The clean sheet from the first half of this concert, comprising the titled work (reviewed here) was by the end of the section a crumpled ball, almost pulp! The five parts, starting from Reijonen's single acoustic guitar chord, progress through multiple timbral mashups between the nine players, culminating in a piano-based, multi-instrumental resolution. There was an intensity in the performance, maybe heightened by the inclusion of two new participants in Reijonen's 'family' which made for a demanding listening experience. The contrasting styles of the robust New York drummer, a virtuoso Iraqi violinist, an often ethereal Nordic guitarist and oudist (not to mention the other six instrumentalists) were hard to take all on board, but never fell short of mesmerizing.

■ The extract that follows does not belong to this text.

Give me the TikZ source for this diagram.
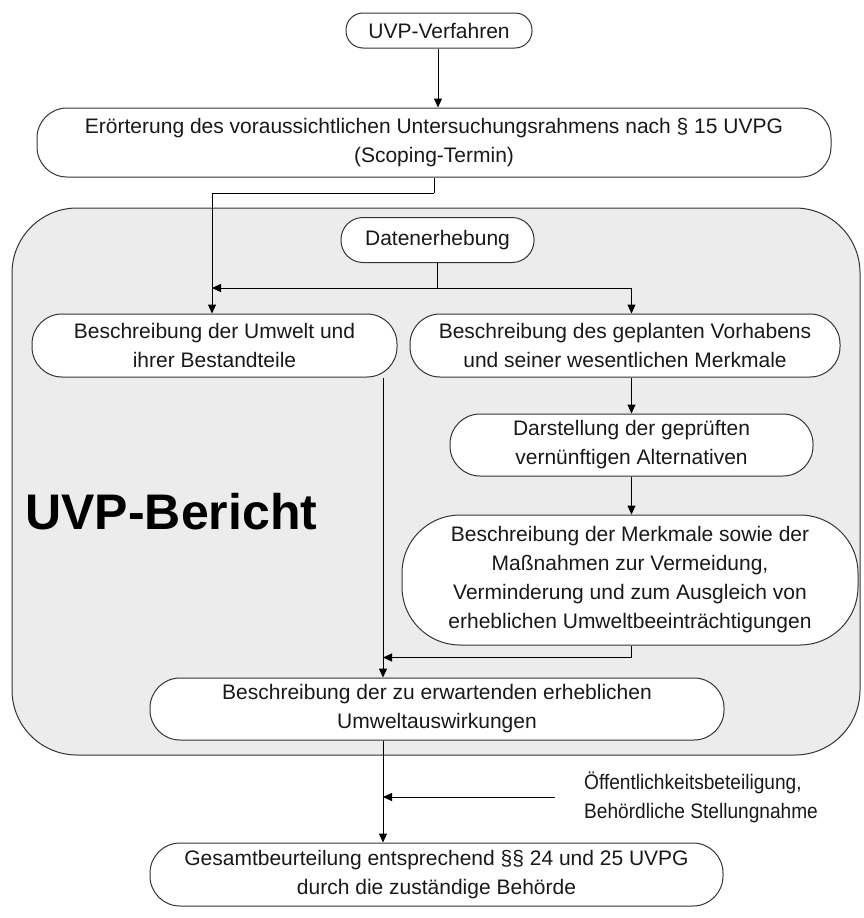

The second half of the concert was easier to follow, being three pieces with disparate themes but all from his debut album Un (Unmusic, 2013) started out with a dedication to his former guitar teacher at Berkeley, Mick Goodrick. More than just a blues jam, "Toumani" is a moving but sparer piece (no brass here) based around Reijonen's finger-picked solo guitar. The second piece saw the whole ensemble again on stage and Reijonen behind his multi-stringed fretless oud, playing "Serpentine," the opening track on Un. The interplay between the two principal bowed instruments, violin and cello, defines the middle-eastern sound at one end of the spectrum of this ensemble, while still leaving space for the brass players to complete the rainbow range. The concert finished with more of a jam, "Kaiku," Finnish for 'echo,' which closed this evening's very resonant music.